While reviewing the charges, Cohen told the judge that he made a $130,000 payment at the direction of a candidate for federal office to keep someone quiet, and was later repaid by that same candidate.

At no point did Cohen refer to Trump by name, but the account matches Cohen's payment to adult-film star Stormy Daniels in October 2016.

Trump initially denied knowing anything about the payment to Daniels, but later acknowledged that he reimbursed Cohen for the expense, which he insisted had nothing to do with the campaign.

Daniels is suing Cohen and the president for defamation and to void the nondisclosure agreement about the affair, which allegedly took place in 2006.

Cohen also told the judge he made a contribution of $150,000 at the direction of the candidate, which aligns with his payment to secure the rights to former Playboy model Karen McDougal's account of an alleged affair with Trump.
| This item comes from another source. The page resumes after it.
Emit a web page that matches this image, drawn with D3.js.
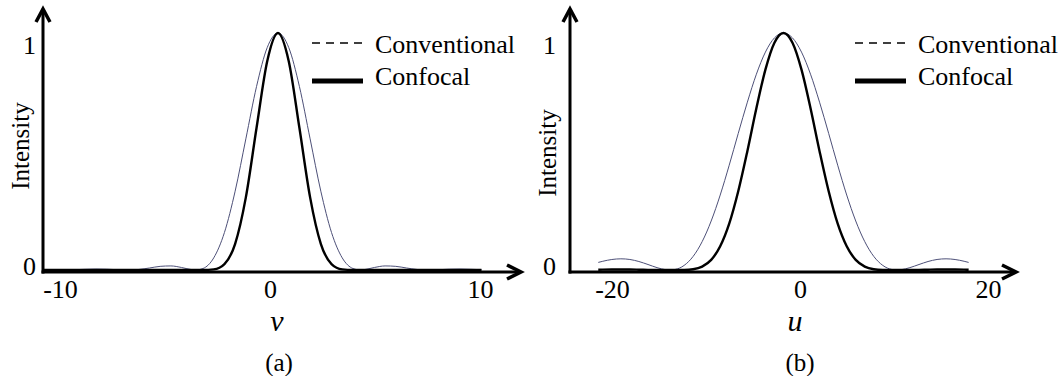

Cohen, who said in September he would “take a bullet” for the president, was once one of Trump's closest associates. He spent years working for the Trump Organization, and until recently served as the deputy finance chairman of the Republican National Committee.

The president was on Air Force One en route to a rally in West Virginia when Cohen pleaded guilty. Upon landing, he did not answer shouted questions about his former personal attorney.